Artist Statement

“Without mathematics there is no art.”

Luca Pacioli (da Vinci’s teacher)

 

Can ideas from mathematics open pathways to new and unexpected visual images?  Can the very formal inspire the subjective and personal?  Throughout my life, I’ve been fascinated and driven by the idea of using exotic mathematical tools to create unusual and unexpected images.  When I generate an image, I’m trying to share my own subjective perceptions of the enormous complexity and unity that can emerge from simulations based on mathematical processes.

An artist often creates a body or work by making one piece at a time but my approach is somewhat different. I design a single algorithm as a tool to create a coherent collection of images that reflect my own artistic intentions. At heart, I’m an experimentalist.  I make tiny changes to my unique computer code and look at the visual results.  Based on what I see, I make another small change and this process can go on months, even years, until I’m satisfied the algorithm is giving me a significant number of images that I like. Most often, my ideas fail to produce results that satisfy me artistically and I give up and try another approach.

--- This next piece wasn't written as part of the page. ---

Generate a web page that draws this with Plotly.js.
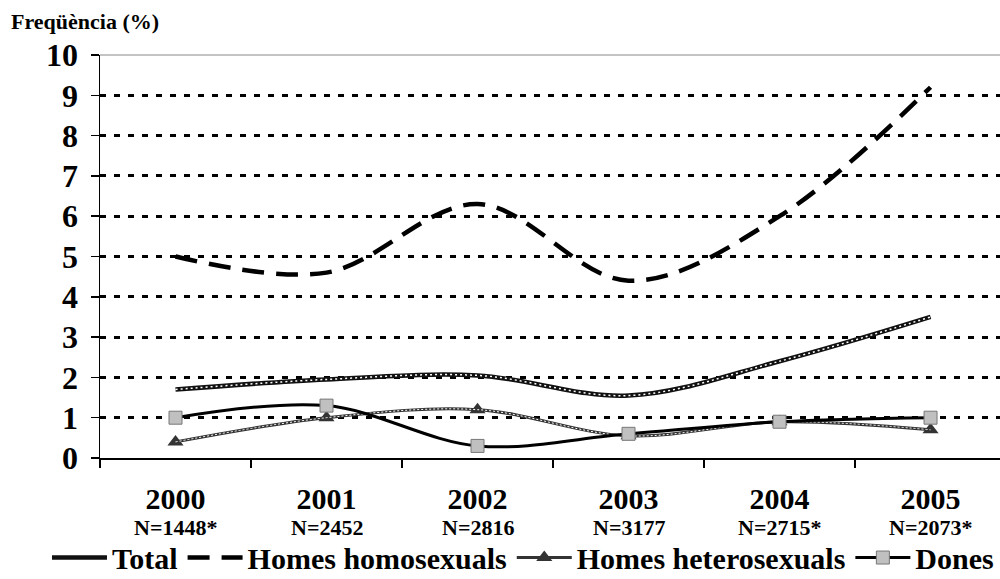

The computer code I’ve shaped incrementally over the last thirty years contains subroutines that define the composition, colour and texture of each piece.  One of the processes I use is based on the extraordinary and often chaotic behaviour that emerges from the feedback loop xn+1  = f ( xn ) which is currently  under intense study by mathematicians.  Recently, I’ve been constructing “vector fields” on photographs and using that structure to create images containing figurative elements.   Currently, I’m experimenting with images based on networks of random data that have been mixed together with data from photographs.